Why not just use tcpdump or wireshark when troubleshooting network latencies? Usually only takes a minute or two to pinpoint the issue. Then you would need to spend time understanding why the pinpointed behavior is what it is and sometimes it is in the application, sometimes not.. I've solved so many issues over the years with tcpdump that it has become one of the most valuable tools I know.
If you're debugging weird latency problems, I'd recommend to start from relative timestamps. Then filter to just one or two TCP streams that exhibit the problem and go from there.

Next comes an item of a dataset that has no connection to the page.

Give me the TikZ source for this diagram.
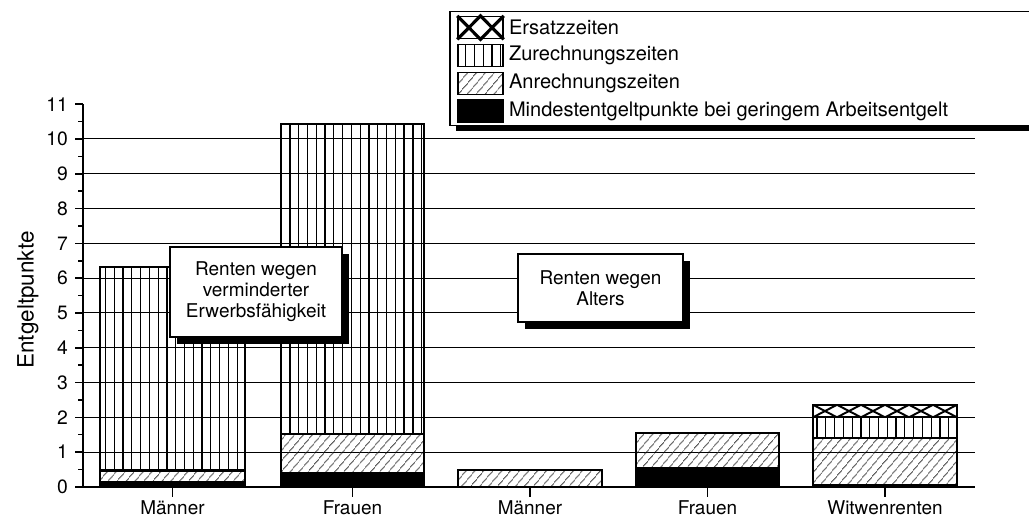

Inspect packet contents. The packet dissectors are doing a lot of heavy lifting, so look at the deconstructed data. I realise this may not be a welcome suggestion, but a sharp pencil, an A3 (or larger) scratch pad and a good ruler go a long way.
I've dug to the bottom of quite a few network and traffic problems in my life by drawing the observed traffic patterns into sequence diagrams. Once you have the diagram visualised, it's easier to spot the places where something funky either happens or looks to be missing.
No kidding. I imagined Google or DDG would turn "multiple messages in a single TCP package" into something useful, since it's basically the description of the algorithm. But no luck. The best I got was somebody with an IO buffering problem in Stack Overflow that commented that he turned the algorithm off.
Well, as soon as you'd look for and find any one of your messages in wireshark to use as an example, then you'd notice that the packet has not only that message but others as well.